I used to enjoy ironing the fair linens for church, when I was with the altar guild; the touch, the scent, the silky smoothness of linen pleased me inordinately.

I like folding clothes.  I even enjoy the quiet whish-whish of my old broom on hardwood floors--till my back begins to ache.



Entering my shed studio in the morning has elements of the sacred, as well.  I made a mezuzah-like creation that hangs by the door that I remember to touch each morning with gratitude and attention.  It's made up of things that are meaningful to me, mounted on a piece of wood found in the yard--the comforting, eternal aspect of rocks and fossils, a spiral given to me by my late mother-in-law--I do love my spirals!--a tiny sterling sun-face, a crystal...

Below it hangs a tiny glass vial with tightly rolled scriptures, particular favorites of mine.

And yes, of course, one is from the magnificent Job 38.

Tea can be a very personal ritual, as can writing in my journal, or preparing to begin my work.


And of course, drawing can become meditative, contemplative, as I did in the drawing at the top of the page, or even the slow, careful drawing of a piece of our ancient plumbing, below.  We focus on something outside of ourselves, something other.  I can lose all track of time. (So much of our lives is on fast-forward, as if multi-tasking really accomplished much besides inattention--and tension!  Slowing down to draw--or to pay full attention to anything--is antidote to that scattered, harried, White-Rabbit state.)



My brother-in-law reminds me about walking meditation--and I find that when I walk mindfully, paying attention to the feel of my feet on the earth and the air on my skin and the coming and going of my breath, my knees don't hurt as much.


My life has a great deal of sweet routine, and I love it that way.  I've worked consciously to create those routines, and they are important to me.  Comforting.  (I try not to border on OCD, but hey...I DO like my colored pencils in a certain order, points up, in their box...)

When I rush through life without paying attention, when I'm thinking of ten things at once, when I resent what I'm doing and wish, oh, I WISH I were finished--then ritual is out the window and my beloved routine becomes truly routine.  Boring.  

And I must, on occasion, remind myself that "routine" is not the same as "rigid"...I try not to trap myself, or get anxious if the routine must vary from time to time.  It just does.  It's all right.  What is happening in this moment is all right, if I truly pay attention, if I honor it as this particular moment in time.  It's my life.  It's unique.  It won't return.  You really can't step in the same river twice.


And yes, you CAN teach an old dog new tricks.

Wednesday, July 30, 2014

Life's Little Ironies


Isn't it ironic that in search of simplicity--my ongoing Discardia and all--I seem to "need" more books about simplicity?  (Mind you, I have books on the subject I bought in the 1960s...and 70s...and...)

I am terribly tempted by "A Handmade Life: In Search of Simplicity"...and just got Breathing Room recently.  And glad I did.
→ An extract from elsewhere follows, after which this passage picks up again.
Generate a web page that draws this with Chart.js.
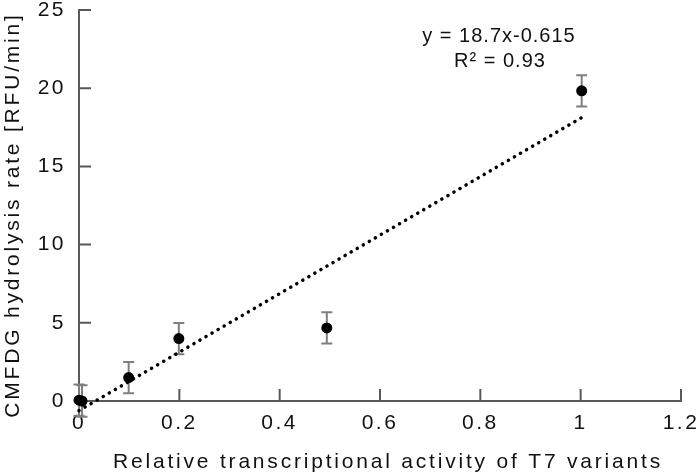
<!DOCTYPE html>
<html lang="en">
<head>
<meta charset="UTF-8">
<title>CMFDG hydrolysis vs T7 activity</title>
<script src="https://cdn.jsdelivr.net/npm/chart.js"></script>
<style>
  body { margin: 0; background: #fff; }
  .chart-box { width: 699px; height: 476px; position: relative; }
</style>
</head>
<body>
<div class="chart-box"><canvas id="rateChart"></canvas></div>
<script>
// values
const activity = [0, 0.006, 0.099, 0.199, 0.494, 1.002];
const rate = [0.05, 0.0, 1.5, 3.99, 4.67, 19.83];
const rateErr = [1.0, 1.0, 1.0, 1.0, 1.0, 1.0];
const trendX = [0, 1.002];
const trendY = [-0.615, 18.12];
const xTickVals = [0, 0.2, 0.4, 0.6, 0.8, 1, 1.2];
const xTickLabels = ['0', '0.2', '0.4', '0.6', '0.8', '1', '1.2'];
const yTickVals = [0, 5, 10, 15, 20, 25];
const yTickLabels = ['0', '5', '10', '15', '20', '25'];
const eqLines = ['y = 18.7x-0.615', 'R² = 0.93'];
const xTitle = 'Relative transcriptional activity of T7 variants';
const yTitle = 'CMFDG hydrolysis rate [RFU/min]';

const FONT = '"Liberation Sans", Arial, sans-serif';
const AXIS = '#595959';
const TEXT = '#111';

// error bars, inward ticks, titles and the trendline label
const extras = {
  id: 'extras',
  beforeDraw(chart) {
    chart.ctx.letterSpacing = '2.5px';
  },
  beforeDatasetsDraw(chart) {
    const { ctx, chartArea, scales: { x, y } } = chart;
    ctx.save();
    ctx.strokeStyle = AXIS;
    ctx.lineWidth = 2;
    ctx.beginPath();
    yTickVals.forEach(v => {
      const py = y.getPixelForValue(v);
      ctx.moveTo(chartArea.left, py);
      ctx.lineTo(chartArea.left + 12, py);
    });
    xTickVals.forEach(v => {
      const px = x.getPixelForValue(v);
      ctx.moveTo(px, chartArea.bottom);
      ctx.lineTo(px, chartArea.bottom - 12);
    });
    ctx.stroke();

    ctx.strokeStyle = '#7f7f7f';
    ctx.beginPath();
    activity.forEach((a, i) => {
      const px = x.getPixelForValue(a);
      const top = y.getPixelForValue(rate[i] + rateErr[i]);
      const bot = y.getPixelForValue(rate[i] - rateErr[i]);
      ctx.moveTo(px, top); ctx.lineTo(px, bot);
      ctx.moveTo(px - 5.5, top); ctx.lineTo(px + 5.5, top);
      ctx.moveTo(px - 5.5, bot); ctx.lineTo(px + 5.5, bot);
    });
    ctx.stroke();
    ctx.restore();
  },
  afterDraw(chart) {
    const { ctx } = chart;
    ctx.save();
    ctx.fillStyle = TEXT;
    ctx.textAlign = 'center';
    ctx.textBaseline = 'alphabetic';

    ctx.font = '21px ' + FONT;
    ctx.letterSpacing = '2.8px';
    ctx.fillText(xTitle, 388, 468);
    ctx.save();
    ctx.translate(18.5, 215);
    ctx.rotate(-Math.PI / 2);
    ctx.fillText(yTitle, 0, 0);
    ctx.restore();

    ctx.font = '20px ' + FONT;
    ctx.letterSpacing = '1px';
    ctx.fillText(eqLines[0], 499, 41.5);
    ctx.fillText(eqLines[1], 500, 66.5);
    ctx.restore();
  }
};

const ctx = document.getElementById('rateChart').getContext('2d');
const rateChart = new Chart(ctx, {
  type: 'scatter',
  data: {
    datasets: [
      {
        label: 'Trend',
        data: trendX.map((v, i) => ({ x: v, y: trendY[i] })),
        showLine: true,
        pointRadius: 0,
        borderColor: '#000',
        borderWidth: 3.5,
        borderDash: [0.1, 6.9],
        borderCapStyle: 'round',
        clip: false
      },
      {
        label: 'CMFDG',
        data: activity.map((v, i) => ({ x: v, y: rate[i] })),
        pointRadius: 5.5,
        pointBackgroundColor: '#000',
        pointBorderColor: '#000',
        pointBorderWidth: 0,
        clip: false
      }
    ]
  },
  plugins: [extras],
  options: {
    responsive: true,
    maintainAspectRatio: false,
    animation: false,
    layout: { padding: { top: 10, right: 18, left: 0, bottom: 0 } },
    plugins: {
      legend: { display: false },
      tooltip: { enabled: false }
    },
    scales: {
      x: {
        type: 'linear',
        min: 0,
        max: 1.2,
        afterFit(scale) {
          scale.height = 75;
          scale.paddingLeft = 0;
          scale.paddingRight = 0;
        },
        afterBuildTicks(scale) { scale.ticks = xTickVals.map(v => ({ value: v })); },
        grid: { display: false, drawTicks: false },
        border: { color: AXIS, width: 2 },
        ticks: {
          padding: 10,
          color: TEXT,
          font: { family: FONT, size: 21 },
          maxRotation: 0,
          callback: (v, i) => xTickLabels[i]
        }
      },
      y: {
        type: 'linear',
        min: 0,
        max: 25,
        afterFit(scale) {
          scale.width = 79;
          scale.paddingTop = 0;
          scale.paddingBottom = 0;
        },
        afterBuildTicks(scale) { scale.ticks = yTickVals.map(v => ({ value: v })); },
        grid: { display: false, drawTicks: false },
        border: { color: AXIS, width: 2 },
        ticks: {
          padding: 13,
          color: TEXT,
          font: { family: FONT, size: 21 },
          callback: (v, i) => yTickLabels[i]
        }
      }
    }
  }
});
</script>
</body>
</html>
And absolutely LOVING Andy Couturier's A Different Kind of Luxury:Japanese Lessons in Simple Living and Inner Abundance.

A lifelong interest in Japan, China, and India and other ancient cultures makes that one a natural...combined with the simplicity and creativity of the people in this book, I find myself drawn to ancient craftsmanship all over again.

Making tea on my little pottery majmar from Morocco, cooking in our tagine, binding books, culturing food, growing a garden, printing fabric, hand sewing, making my own art supplies...


And so, I am treating myself to reading breaks daily.  And find myself more and more inspired to get rid of excess Stuff.

Except books...

I am, however, going to be crowded out of house and home, and finding time to read all this is problematical.

Not to mention time to listen to my various meditation CDs...

Ironic.  Yes.

Thursday, July 17, 2014

Paying Attention



...I know I've talked about mindfulness before, in a number of contexts and in a number of places, but it is an ongoing goal, an ongoing discipline for me.  It covers a lot of ground.

Being grateful for what I have.

Knowing what I need.  Really need.

Taking time for spiritual needs.

Listening.

Journaling.

Stopping to think before reacting (yes, that one's a hard one for me.)

Remembering to breathe.

Knowing what's important, and taking time for it--love, nature, creativity, reading, sharing, quiet.

Recognizing what my path is, what my work is--and isn't.

Learning to say no--and learning to say YES, to the Universe.

Realizing that just because something is a good idea doesn't mean I need to be the one to implement it.

So yes, I've kept gratitude lists like this one in my journal for many years, off and on.  Some days there are several columns, if I have time!  And interestingly, the more I am grateful for--small things, everyday things, even challenges--the more I find I HAVE to be grateful for.

I bought the Presence key necklace this winter, to remind me...but by the time summer's heat arrived and I couldn't stand anything around my neck, I was more aware.  (I hope!)

If I walk mindfully, I hurt less.  If I pay attention to what's behind my husband's words, we communicate better.  If I am present to my life, really present--not thinking of yesterday, not worrying about tomorrow--I appreciate it more. 

And life is indeed good.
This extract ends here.